Wild lentils had been gathered in the region since at least 10,000 B.C.E. and cultivated there since 6,000 B.C.E. By the time the Bronze Age rolled around, they were anything but a novelty. The most popular preparation for lentils was a soup called phake. It was usually simple, sometimes as simple as boiling the lentils and calling it a day. Other variations included vinegar, sumac, or barley, though anything more adventurous was frowned upon. Like bread or white rice, lentils were better served without pomp and circumstance.
Grapes
Not all grapes were cultivated for wine in Bronze Age Greece, even if wine was much more important at mealtime than the fruit itself. The alcoholic beverage was initially made with wild grapes, and even after the cultivation of grapevines became widespread, wild varieties were still used extensively for medicinal purposes.

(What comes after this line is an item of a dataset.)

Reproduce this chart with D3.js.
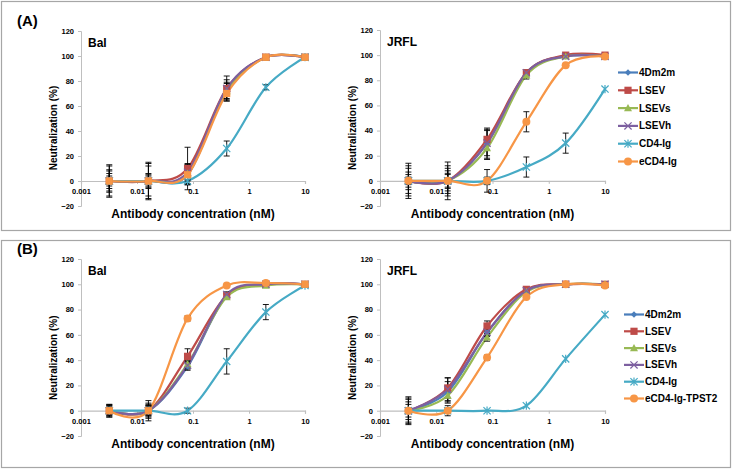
<!DOCTYPE html>
<html><head><meta charset="utf-8">
<script src="https://cdn.jsdelivr.net/npm/d3@7"></script>
<style>body{margin:0;background:#fff} svg{display:block;font-family:"Liberation Sans",Arial,sans-serif}</style>
</head><body><svg id="c" width="732" height="473"></svg>
<script>
// ---------- data ----------
const concentrations = [0.0032, 0.016, 0.08, 0.4, 2, 10];
const xTicks = [0.001, 0.01, 0.1, 1, 10];
const xTickLabels = ["0.001", "0.01", "0.1", "1", "10"];
const yTicks = [-20, 0, 20, 40, 60, 80, 100, 120];
const seriesA = ["4Dm2m", "LSEV", "LSEVs", "LSEVh", "CD4-Ig", "eCD4-Ig"];
const seriesB = ["4Dm2m", "LSEV", "LSEVs", "LSEVh", "CD4-Ig", "eCD4-Ig-TPST2"];
const panelLabels = ["(A)", "(B)"];
const virusNames = ["Bal", "JRFL"];
const xTitle = "Antibody concentration (nM)";
const yTitle = "Neutralization (%)";

// Panel A, Bal
const aBalValues = [
  [0, 0, 5, 73, 99, 99],
  [0, 0, 10, 74, 99, 99],
  [0, 0, 6, 72, 99, 99],
  [0, 0, 7, 74, 99, 99],
  [0, 0, 0, 26, 75, 99],
  [0, 0, 5, 70, 99, 99]
];
const aBalErrors = [
  [13, 15, 8, 8, 1, 1],
  [9, 12, 17, 5, 1, 1],
  [6, 6, 8, 6, 1, 1],
  [12, 14, 6, 10, 1, 1],
  [4, 5, 3, 6, 2, 1],
  [8, 4, 5, 6, 1, 1]
];
// Panel A, JRFL
const aJrflValues = [
  [0, 0, 30, 86, 99, 99],
  [0, 0, 33, 86, 100, 100],
  [0, 0, 26, 84, 99, 99],
  [0, 0, 30, 86, 99, 99],
  [0, 0, 0, 11, 30, 73],
  [0, 0, 0, 47, 92, 99]
];
const aJrflErrors = [
  [14, 15, 10, 2, 1, 1],
  [10, 8, 8, 2, 1, 1],
  [7, 12, 9, 3, 1, 1],
  [12, 10, 12, 2, 1, 1],
  [3, 6, 3, 8, 8, 1],
  [5, 5, 9, 8, 1, 1]
];
// Panel B, Bal
const bBalValues = [
  [0, 0, 35, 91, 100, 100],
  [0, 0, 43, 91, 100, 100],
  [0, 0, 37, 90, 99, 100],
  [0, 0, 36, 92, 100, 100],
  [0, 0, 0, 39, 78, 99],
  [0, 0, 73, 99, 101, 100]
];
const bBalErrors = [
  [4, 6, 3, 2, 1, 1],
  [5, 8, 6, 2, 1, 1],
  [3, 5, 3, 2, 1, 1],
  [4, 4, 3, 2, 1, 1],
  [2, 3, 2, 10, 6, 1],
  [5, 4, 2, 1, 1, 1]
];
// Panel B, JRFL
const bJrflValues = [
  [0, 15, 62, 95, 100, 100],
  [0, 18, 67, 96, 100, 100],
  [0, 12, 58, 94, 100, 100],
  [0, 17, 62, 95, 100, 100],
  [0, 0, 0, 4, 41, 76],
  [0, 0, 42, 90, 100, 99]
];
const bJrflErrors = [
  [11, 8, 3, 1, 1, 1],
  [9, 8, 4, 1, 1, 1],
  [7, 6, 3, 1, 1, 1],
  [10, 9, 3, 1, 1, 1],
  [2, 2, 1, 1, 1, 1],
  [5, 4, 2, 1, 1, 1]
];

const colors = ["#4A7EBB", "#BE4B48", "#98B954", "#7D60A0", "#46AAC5", "#F79646"];
const markerShapes = ["diamond", "square", "triangle", "x", "asterisk", "circle"];
const aBalOrangeMarkers = ["square", "square", "square", "square", "square", "square"];
const bBalOrangeMarkers = ["square", "square", "circle", "circle", "circle", "square"];

// ---------- drawing ----------
const svg = d3.select("#c");

// panel frames
const frames = [[1, 1, 729, 229], [1, 240, 729, 227]];
frames.forEach(f => svg.append("rect").attr("x", f[0] + 0.5).attr("y", f[1] + 0.5)
  .attr("width", f[2]).attr("height", f[3]).attr("fill", "none")
  .attr("stroke", "#a6a6a6").attr("stroke-width", 1.2));

function drawMarker(g, shape, x, y, color) {
  const s = 3.6;
  if (shape === "diamond") {
    g.append("path").attr("d", `M${x},${y - 3.2}L${x + 3.2},${y}L${x},${y + 3.2}L${x - 3.2},${y}Z`).attr("fill", color);
  } else if (shape === "square") {
    g.append("rect").attr("x", x - s).attr("y", y - s).attr("width", 2 * s).attr("height", 2 * s).attr("fill", color);
  } else if (shape === "triangle") {
    g.append("path").attr("d", `M${x},${y - 4}L${x + 4},${y + 3.2}L${x - 4},${y + 3.2}Z`).attr("fill", color);
  } else if (shape === "x" || shape === "asterisk") {
    g.append("path").attr("d", `M${x - s},${y - s}L${x + s},${y + s}M${x - s},${y + s}L${x + s},${y - s}` +
      (shape === "asterisk" ? `M${x},${y - s - 0.5}L${x},${y + s + 0.5}` : ""))
      .attr("stroke", color).attr("stroke-width", 1.2).attr("fill", "none");
  } else if (shape === "circle") {
    g.append("circle").attr("cx", x).attr("cy", y).attr("r", 4).attr("fill", color);
  }
}

function drawPanel(cfg) {
  const g = svg.append("g");
  const x = d3.scaleLog().domain([0.001, 10]).range([cfg.x0, cfg.x1]);
  const y = d3.scaleLinear().domain([-20, 120]).range([cfg.yBottom, cfg.yTop]);

  // y axis
  const yAxis = d3.axisLeft(y).tickValues(yTicks).tickSize(3).tickPadding(4).tickFormat(d3.format("d"));
  const ya = g.append("g").attr("transform", `translate(${cfg.x0},0)`).call(yAxis);
  ya.select(".domain").attr("stroke", "#bfbfbf").attr("stroke-width", 1);
  ya.selectAll(".tick line").attr("stroke", "#bfbfbf");
  ya.selectAll("text").attr("font-size", "7.5px").attr("font-weight", "bold").attr("fill", "#000")
    .attr("font-family", "Liberation Sans, Arial, sans-serif");

  // x axis at y=0
  const xAxis = d3.axisBottom(x).tickValues(xTicks).tickSize(3).tickPadding(5)
    .tickFormat((d, i) => xTickLabels[i]);
  const xa = g.append("g").attr("transform", `translate(0,${y(0)})`).call(xAxis);
  xa.select(".domain").attr("stroke", "#bfbfbf").attr("stroke-width", 1.2);
  xa.selectAll(".tick line").attr("stroke", "#bfbfbf");
  xa.selectAll("text").attr("font-size", "7.5px").attr("font-weight", "bold").attr("fill", "#000")
    .attr("font-family", "Liberation Sans, Arial, sans-serif");

  // titles
  g.append("text").attr("x", (cfg.x0 + cfg.x1) / 2).attr("y", y(0) + 37).attr("text-anchor", "middle")
    .attr("font-size", "12px").attr("font-weight", "bold").text(xTitle);
  g.append("text").attr("transform", `translate(${cfg.x0 - 28},${y(0) - 53}) rotate(-90)`)
    .attr("text-anchor", "middle").attr("dominant-baseline", "central")
    .attr("font-size", "10px").attr("font-weight", "bold").text(yTitle);
  g.append("text").attr("x", cfg.x0 + 7).attr("y", y(120) + 16)
    .attr("font-size", "12px").attr("font-weight", "bold").text(cfg.virus);
  if (cfg.label) {
    g.append("text").attr("x", 17).attr("y", cfg.labelY)
      .attr("font-size", "15px").attr("font-weight", "bold").text(cfg.label);
  }

  const line = d3.line().x(d => x(d[0])).y(d => y(d[1])).curve(d3.curveCardinal.tension(0));
  cfg.values.forEach((vals, si) => {
    g.append("path").datum(concentrations.map((c, i) => [c, vals[i]]))
      .attr("d", line).attr("fill", "none").attr("stroke", colors[si]).attr("stroke-width", 2.2);
  });
  // error bars
  cfg.values.forEach((vals, si) => {
    vals.forEach((v, i) => {
      const e = cfg.errors[si][i];
      if (e < 1.5) return;
      const cx = x(concentrations[i]);
      g.append("path").attr("d",
        `M${cx},${y(v + e)}L${cx},${y(v - e)}M${cx - 3},${y(v + e)}L${cx + 3},${y(v + e)}M${cx - 3},${y(v - e)}L${cx + 3},${y(v - e)}`)
        .attr("stroke", "#000").attr("stroke-width", 0.9).attr("fill", "none");
    });
  });
  // markers
  cfg.values.forEach((vals, si) => {
    vals.forEach((v, i) => {
      let shape = markerShapes[si];
      if (si === 5 && cfg.orangeMarkers) shape = cfg.orangeMarkers[i];
      drawMarker(g, shape, x(concentrations[i]), y(v), colors[si]);
    });
  });

  // legend
  if (cfg.legend) {
    const L = cfg.legend;
    cfg.series.forEach((name, si) => {
      const ly = L.y + si * L.dy;
      g.append("line").attr("x1", L.x).attr("x2", L.x + 20).attr("y1", ly).attr("y2", ly)
        .attr("stroke", colors[si]).attr("stroke-width", 2.2);
      drawMarker(g, markerShapes[si], L.x + 10, ly, colors[si]);
      g.append("text").attr("x", L.x + 21).attr("y", ly).attr("dominant-baseline", "central")
        .attr("font-size", "10px").attr("font-weight", "bold").text(name);
    });
  }
}

drawPanel({ x0: 81, x1: 305, yTop: 31, yBottom: 206, virus: virusNames[0], label: panelLabels[0], labelY: 26,
  values: aBalValues, errors: aBalErrors, series: seriesA, orangeMarkers: aBalOrangeMarkers });
drawPanel({ x0: 380, x1: 605, yTop: 30, yBottom: 206, virus: virusNames[1],
  values: aJrflValues, errors: aJrflErrors, series: seriesA,
  legend: { x: 618, y: 72.5, dy: 17.8 } });
drawPanel({ x0: 81, x1: 305, yTop: 259, yBottom: 436, virus: virusNames[0], label: panelLabels[1], labelY: 254,
  values: bBalValues, errors: bBalErrors, series: seriesB, orangeMarkers: bBalOrangeMarkers });
drawPanel({ x0: 380, x1: 605, yTop: 259, yBottom: 436, virus: virusNames[1],
  values: bJrflValues, errors: bJrflErrors, series: seriesB,
  legend: { x: 624, y: 314.5, dy: 16.8 } });
</script></body></html>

Dried grapes (otherwise known as raisins) were also given to sickly people.
As both Sean Corner and Shelby Brown noted, "The Odyssey" is full of descriptions of wine. This variation is notable, because there is quite a bit of repetition in the poem's descriptions of everything from characters to sunrises. Corner pointed out that the mentions of wine from specific regions suggests that the beverage was a luxury item based on the type of grape from which it was made.
Grape cultivation was already highly refined and sophisticated by the Bronze Age, with growers selecting and crossing varieties based on climate, soil, and usage. Certain varieties were grown specifically for selling as fresh grapes, while others were grown to be dried. There were likely thousands of varieties in Ancient Greece, many of which no longer exist.
Apples
In the passage in Book 7 of "The Odyssey" in which Odysseus beholds, with wonder, the bountiful gardens of Phaeacia, the apples are described as ripening to gold. In reality, Greeks were cultivating apple orchards widely, not just in the rariefied climes of island palaces but in humble regions as well. Interestingly, however, it may be that this cultivation didn't start until around the time the poem was composed, about 700 B.C.E., rather than when it was set several centuries earlier. As such, apples could be a conspicuous food-related anachronism in the story, though it is true that the fruit had been growing wild for millennia before then and cultivated in other regions.
Like other fruits, such as dried figs, apples were often included in the dessert part of a meal. However, the fact that they were often served dried rather than fresh suggests that they may have been significantly more sour and bitter than the ones we eat today. The apples Odysseus gazed upon in the gardens of Phaeacia may have looked nice, but they probably would have made him grimace if he'd taken a bite.